The year is 1969. The Vietnam War continues despite campaign promises from President Nixon to end the war. NASA is on target for the first lunar landing in July. And a band named after the public transit system in America’s second largest city debuts with a double album – unheard of in the recording industry, but then this is no ordinary group.
All the years later the first Chicago album is still one of those in my collection that I listen to often.
The band’s original lineup included saxophonist Walter Parazaider, guitarist Terry Kath, drummer Danny Seraphine, trombonist Jame Pankow, trumpeter Lee Laughnane, and keyboardist/singer Robert Lamm. The band’s nucleus met in 1967 at Indiana’s DePaul University. Lamm attended Roosevelt University. Called “The Big Thing”, playing top 40 hits, they realized they needed a tenor to complement baritone Lamm and Kath and bassist Peter Cetera. After moving to LA the band signed with Columbia Records and changed their name to Chicago Transit Authority.

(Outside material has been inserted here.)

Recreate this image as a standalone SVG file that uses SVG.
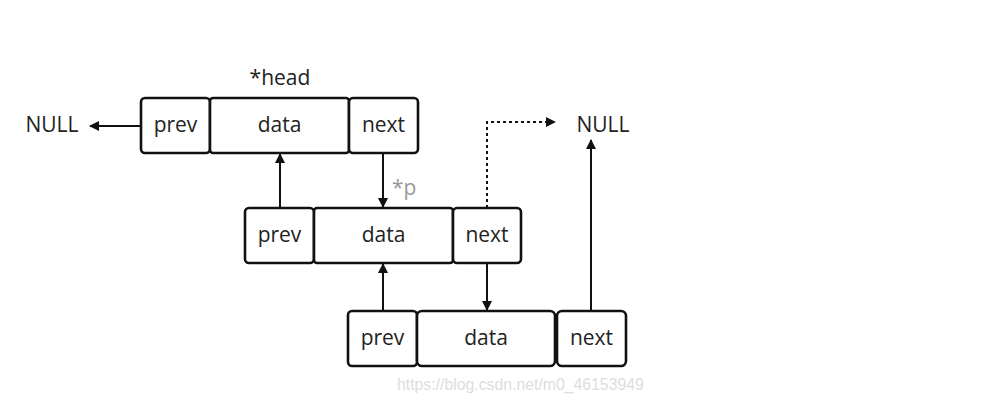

Their first album sold over one million copies (platinum disc) by 1970 and included the hits Does Anybody Really Know What Time It Is, Beginnings, Questions 67 and 68 and I’m A Man. Threatened with legal action for use of the Transit Authority’s name the band shortened their name to simply Chicago.
The well engineered album featured a number of innovative recording techniques using multiple track recording to capture not only the individual instruments and vocals but also multiple microphones on the drums to allow for a “panoramic” sound as if the listener were sitting on stage with the group. Listen to it with a great pair of headphones to receive the full effect. Although the recording method was not unique to this album it was rare for its time. Most stereo recordings were mastered featured instruments mixed to favor either the left or right channels with the vocal more or less centered if not more prominent over the instrumentation in one or the other channels. Some recording engineers attempted to recreate the experience of listening to a group from an audience perspective. Both methods are still used today to create the stereo image of the music in playback.
Chicago went on to become one of the most successful and prolific recording groups in history producing several hits in the seventies and eighties. Although there have been personnel changes over the years the band is still actively performing.